Fix order of structs

[weiznich]

Improved version of #39
Fixed Example:

struct List<T> {
     members: *mut T,
     count: usize
}

struct A;

struct B;

extern "C" fn foo(a: List<A>) {}
extern "C" fn bar(b: List<B>) {}

Before this commit the following code was generated:

struct A {};

struct List_A {
    A* members;
    size_t count;
};

struct List_B {
    B* members;
    size_t count;
}

struct B {};

After this commit the order of the generated structs are fixed:

struct A {};

struct B {};

struct List_A {
    A* members;
    size_t count;
};

struct List_B {
    B* members;
    size_t count;
}

[eqrion]

A major refactoring of cbindgen just landed and I think this issue has been resolved. Can you test and let me know if this is still an issue?

[weiznich]

A major refactoring of cbindgen just landed and I think this issue has been resolved. Can you test and let me know if this is still an issue?

The Example from the pull request seems to be fixed now, but this does not resolve the general underlying issue. For example the following snippet will generate an invalid header:

#[repr(C)]
pub struct Foo {
    a: i32,
    b: *const Bar,
}

#[repr(C)]
pub struct Bar {
    a: *mut Foo,
}

#[no_mangle]
pub extern "C" fn foo(f: Foo) {}

generates the following header:

extern "C" {

struct Bar {
  Foo *a;
};

struct Foo {
  int32_t a;
  const Bar *b;
};

void foo(Foo f);

} // extern "C"

As soon as #36 lands the problem does get even more complex, because then we could not even output first the structs and then the generated extern functions, because to generate the member functions we will need to have access to each of the argument types and the inlined function. Each argument type could be a complete class on each own.

Let me try to outline the underlying problem: Each item could depend on a set on other items. At the time of collecting all function arguments one could not determine on which position an item should be printed. The current implementation tries to do the collection and the ordering in one step.

A possible solution for this problem seems to be to collect everything into a graph. Each node represents a specific item (e.g. a Struct or a function) and each edge represents the kind of the dependency between two items (Is it a pointer or a normal use?). For the example above the following graph is generated:

After that one could traverse the graph and find nodes without any dependency. This node could be added to the output and then be removed from the graph. This step is repeated till the graph is empty or there is no node without dependency left. (For example this is the case for the example above, because there is a circular dependency.). Now one will need to resolve the cycle. Because the graph contains information about which kind of dependency is used between two items it is now possible to search for pointeronly dependencies. To resolve those dependencies an opaque item could be injected and the corresponding edge can be removed. This will break the cycle and one could repeat the normal algorithm to determine the next output element.
After breaking the cycle the graph for the example above looks like:

Now one could remove each node step by step, because they do not depend on each other anymore:
.
This results in the following generated code:

struct Foo;

struct Bar {
  Foo *a;
};

struct Foo {
  int32_t a;
  const Bar *b;
};

void foo(Foo f);

If implemented all this on the following branch in my repo to see how it interacts with the member function feature. (Unfortunately it is all smashed together in one branch and not rebased on master 😢 )

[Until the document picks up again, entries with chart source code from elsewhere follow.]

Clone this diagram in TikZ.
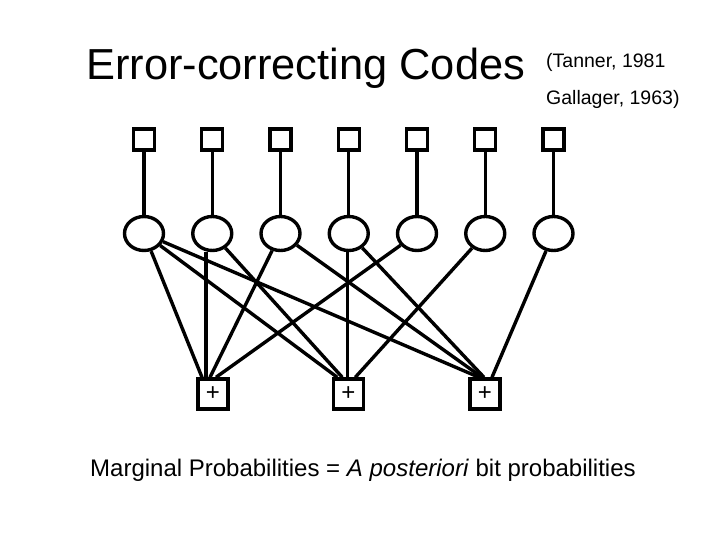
\documentclass[tikz,border=0pt]{standalone}
\usepackage{fontspec}
\setmainfont{Liberation Sans}
\usetikzlibrary{shapes.geometric}
\begin{document}
\begin{tikzpicture}[x=1pt,y=-1pt,
  edge/.style={line width=3.4pt},
  bitbox/.style={draw,line width=3.4pt,minimum size=21pt,inner sep=0pt},
  varnode/.style={draw,ellipse,line width=3.4pt,minimum width=39pt,minimum height=34pt,inner sep=0pt},
  chkbox/.style={draw,line width=3.4pt,minimum size=30pt,inner sep=0pt,font=\fontsize{24}{24}\selectfont}]
\useasboundingbox (0,0) rectangle (720,540);
\node[anchor=base west,inner sep=0pt,font=\fontsize{43.4}{44}\selectfont] (title) at (86,79.3) {Error-correcting Codes};
\node[anchor=base west,inner sep=0pt,font=\fontsize{19.5}{20}\selectfont] (cite1) at (546,67.7) {(Tanner, 1981};
\node[anchor=base west,inner sep=0pt,font=\fontsize{19.5}{20}\selectfont] (cite2) at (546,104.3) {Gallager, 1963)};
\foreach \i in {1,...,7} {
  \pgfmathsetmacro{\xx}{144+68.25*(\i-1)}
  \node[bitbox] (b\i) at (\xx,139.5) {};
  \node[varnode] (v\i) at (\xx,233.5) {};
  \draw[edge] (b\i) -- (v\i);
}
\node[chkbox] (k1) at (213,394) {+};
\node[chkbox] (k2) at (348.3,394) {+};
\node[chkbox] (k3) at (485,394) {+};
\coordinate (k1a) at ([xshift=-7pt]k1.north);
\coordinate (k2a) at ([xshift=-1pt]k2.north);
\draw[edge] (v1) -- ([xshift=-11pt]k1.north);
\draw[edge] (v2.south -| k1a) -- (k1a);
\draw[edge] (v3) -- ([xshift=-3pt]k1.north);
\draw[edge] (v5) -- ([xshift=3pt]k1.north);
\draw[edge] (v1) -- ([xshift=-11pt]k2.north);
\draw[edge] (v2) -- ([xshift=-6pt]k2.north);
\draw[edge] (v4.south -| k2a) -- (k2a);
\draw[edge] (v6) -- ([xshift=7pt]k2.north);
\draw[edge] (v1) -- ([xshift=-6pt]k3.north);
\draw[edge] (v3) -- ([xshift=-3pt]k3.north);
\draw[edge] (v4) -- ([xshift=-1pt]k3.north);
\draw[edge] (v7) -- ([xshift=7pt]k3.north);
\node[anchor=base west,inner sep=0pt,font=\fontsize{24}{26}\selectfont] (caption) at (90,476.7) {Marginal Probabilities = \textit{A posteriori} bit probabilities};
\end{tikzpicture}
\end{document}
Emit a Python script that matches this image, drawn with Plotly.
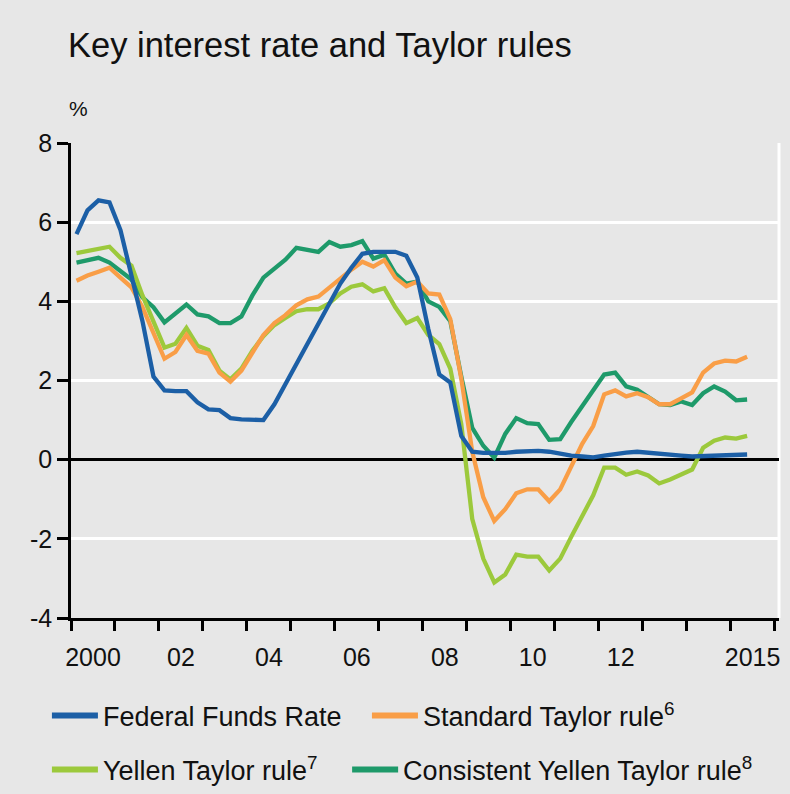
import plotly.graph_objects as go

# Quarterly observations, 2000Q1 .. 2015Q2
quarters = [f"{y}Q{q}" for y in range(2000, 2016) for q in range(1, 5)][:62]

fed_funds = [5.70, 6.30, 6.55, 6.50, 5.80, 4.70, 3.50, 2.10, 1.75, 1.73, 1.73, 1.45,
             1.27, 1.25, 1.05, 1.02, 1.00, 1.00, 1.40, 1.90, 2.40, 2.95, 3.45, 3.95,
             4.45, 4.85, 5.20, 5.25, 5.25, 5.25, 5.15, 4.60, 3.30, 2.15, 1.95, 0.60,
             0.20, 0.17, 0.17, 0.17, 0.20, 0.22, 0.22, 0.20, 0.15, 0.10, 0.08, 0.06,
             0.10, 0.15, 0.18, 0.20, 0.17, 0.14, 0.12, 0.10, 0.08, 0.09, 0.10, 0.12,
             0.11, 0.13]

standard_taylor = [4.52, 4.65, 4.75, 4.85, 4.60, 4.35, 3.85, 3.20, 2.55, 2.72, 3.15, 2.75,
                   2.68, 2.20, 1.97, 2.25, 2.70, 3.15, 3.45, 3.65, 3.90, 4.05, 4.12, 4.35,
                   4.55, 4.80, 5.00, 4.88, 5.04, 4.60, 4.38, 4.50, 4.20, 4.17, 3.55, 2.05,
                   0.20, -0.95, -1.55, -1.25, -0.85, -0.75, -0.75, -1.05, -0.75, -0.15, 0.40, 0.85,
                   1.65, 1.75, 1.60, 1.68, 1.58, 1.40, 1.40, 1.55, 1.70, 2.20, 2.43, 2.50,
                   2.48, 2.60]

yellen_taylor = [5.22, 5.27, 5.33, 5.38, 5.10, 4.90, 4.15, 3.50, 2.83, 2.93, 3.33, 2.88,
                 2.77, 2.25, 2.03, 2.30, 2.75, 3.12, 3.40, 3.58, 3.75, 3.80, 3.80, 3.95,
                 4.20, 4.37, 4.43, 4.25, 4.33, 3.85, 3.45, 3.58, 3.15, 2.92, 2.30, 0.90,
                 -1.50, -2.50, -3.10, -2.90, -2.40, -2.45, -2.45, -2.80, -2.50, -1.95, -1.45, -0.90,
                 -0.20, -0.20, -0.38, -0.30, -0.40, -0.60, -0.50, -0.38, -0.25, 0.30, 0.48, 0.56,
                 0.53, 0.60]

consistent_yellen = [4.98, 5.05, 5.10, 4.98, 4.77, 4.55, 4.10, 3.85, 3.47, 3.70, 3.92, 3.67,
                     3.62, 3.45, 3.45, 3.62, 4.15, 4.60, 4.82, 5.05, 5.35, 5.30, 5.25, 5.50,
                     5.38, 5.42, 5.52, 5.08, 5.18, 4.70, 4.45, 4.50, 4.00, 3.86, 3.50, 2.10,
                     0.80, 0.35, 0.05, 0.65, 1.05, 0.92, 0.90, 0.50, 0.52, 0.95, 1.35, 1.75,
                     2.15, 2.20, 1.85, 1.77, 1.60, 1.40, 1.38, 1.47, 1.38, 1.68, 1.85, 1.72,
                     1.50, 1.52]

tick_years = [2000, 2002, 2004, 2006, 2008, 2010, 2012, 2015]
tick_text = ["2000", "02", "04", "06", "08", "10", "12", "2015"]
y_ticks = [-4, -2, 0, 2, 4, 6, 8]
y_tick_text = ["-4", "-2", "0", "2", "4", "6", "8"]


def quarter_to_year(label):
    y, q = label.split("Q")
    return int(y) + (int(q) - 0.5) / 4


x = [quarter_to_year(q) for q in quarters]

FONT = "Liberation Sans, Arial, sans-serif"
TXT = "#111111"
BG = "#e7e7e7"

series = [
    ("Federal Funds Rate", fed_funds, "#1c5fa6", "legend"),
    ("Standard Taylor rule<sup>6</sup>", standard_taylor, "#f99e47", "legend2"),
    ("Yellen Taylor rule<sup>7</sup>", yellen_taylor, "#9cc93c", "legend3"),
    ("Consistent Yellen Taylor rule<sup>8</sup>", consistent_yellen, "#1e9a6a", "legend4"),
]

fig = go.Figure()
# draw order: green, yellow, orange, blue on top
for name, vals, color, leg in [series[3], series[2], series[1], series[0]]:
    fig.add_trace(go.Scatter(x=x, y=vals, mode="lines", name=name,
                             line=dict(color=color, width=4.3),
                             showlegend=False, hoverinfo="skip"))
for name, vals, color, leg in series:
    fig.add_trace(go.Scatter(x=[None], y=[None], mode="lines", name=name,
                             line=dict(color=color, width=6), legend=leg))


def leg(xpos, ypos):
    return dict(orientation="h", x=xpos, xanchor="left", y=ypos, yanchor="middle",
                font=dict(size=27, family=FONT, color=TXT),
                bgcolor="rgba(0,0,0,0)", itemwidth=46)


fig.update_layout(
    width=790, height=794,
    paper_bgcolor=BG, plot_bgcolor=BG,
    margin=dict(l=71, r=11, t=143, b=176, autoexpand=False),
    font=dict(family=FONT, color=TXT, size=24),
    title=dict(text="Key interest rate and Taylor rules", x=0.086, xanchor="left",
               y=0.943, yanchor="middle", font=dict(size=34.5, family=FONT, color=TXT)),
    legend=leg(-0.034, -0.206),
    legend2=leg(0.418, -0.206),
    legend3=leg(-0.034, -0.32),
    legend4=leg(0.39, -0.32),
    showlegend=True,
)

fig.update_xaxes(
    range=[2000, 2016.1], showgrid=False, zeroline=False,
    showline=True, linecolor="black", linewidth=2.5,
    tickmode="array", tickvals=[y + 0.5 for y in tick_years], ticktext=tick_text,
    ticks="", ticklabelstandoff=15,
    tickfont=dict(size=25, family=FONT, color=TXT),
    minor=dict(ticks="outside", dtick=1, tick0=2000, ticklen=10, tickwidth=2.5,
               tickcolor="black", showgrid=False),
)
fig.update_yaxes(
    range=[-4, 8], tickmode="array", tickvals=y_ticks, ticktext=y_tick_text,
    showgrid=True, gridcolor="white", gridwidth=3,
    zeroline=True, zerolinecolor="black", zerolinewidth=2.5,
    showline=True, linecolor="black", linewidth=2.5,
    ticks="outside", ticklen=11, tickwidth=2.5, tickcolor="black",
    tickfont=dict(size=25, family=FONT, color=TXT),
)

# white right border of the plot area
fig.add_shape(type="line", xref="paper", yref="paper", x0=1, x1=1, y0=0, y1=1,
              line=dict(color="white", width=3), layer="below")

fig.add_annotation(text="%", xref="paper", yref="paper", x=-0.006, y=1.073,
                   xanchor="left", yanchor="middle", showarrow=False,
                   font=dict(size=21, family=FONT, color=TXT))

fig.write_html(
    "out.html",
    config={"displayModeBar": False},
    post_script="document.body.style.margin='0';document.body.style.background='#e7e7e7';",
)
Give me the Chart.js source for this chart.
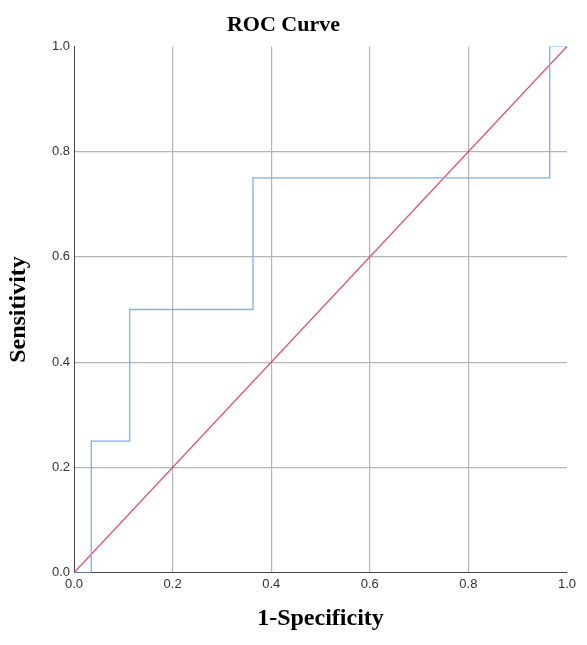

(Sidenote: The implementation in this pull request is quite broken and should better not be used… If you are open to implement something like this, we should better try to merge the referenced branch.)

[eqrion]

Yes, I've been considering creating an explicit graph for tracking dependencies for some time. Mostly for #12 and #11. I hadn't really considered keeping track of two types of edges (ptr and normal), but that would definitely allow us to generate forward declarations for structs when needed.

I think that would definitely be worthwhile, I think it could be implemented by rewriting the 'Dependencies' class to create an explicit graph, then creating an ordering of definitions and forward declarations using it.

I'm open to a PR for this, or I will implement it in a couple of weeks when I get time.

[weiznich]

I'm open to a PR for this, or I will implement it in a couple of weeks when I get time.

I will try to rework my branch to have a pull request for this, but this could take some days(Let's see when there is some time…)

I think implementing the dependency graph should be done before starting to implement member functions, because it is the much bigger change (in terms of complexity and code size).

After that implementing member function should be easy to add. The "only" pain point there is to figure out the exact format of the generated header. (Although this should also be mostly done. At least for our use case it is now working (Calling a destructor, calling member functions, returning complex types…). )

[eqrion]

I've filed #43 as an issue for this problem. Would you mind closoing this PR and opening up a clean one once you have an implementation?

[djpiper28]

I am having errors from this and I am going to fix it and call it exam revision. (if I don't fail at fixing it lmao)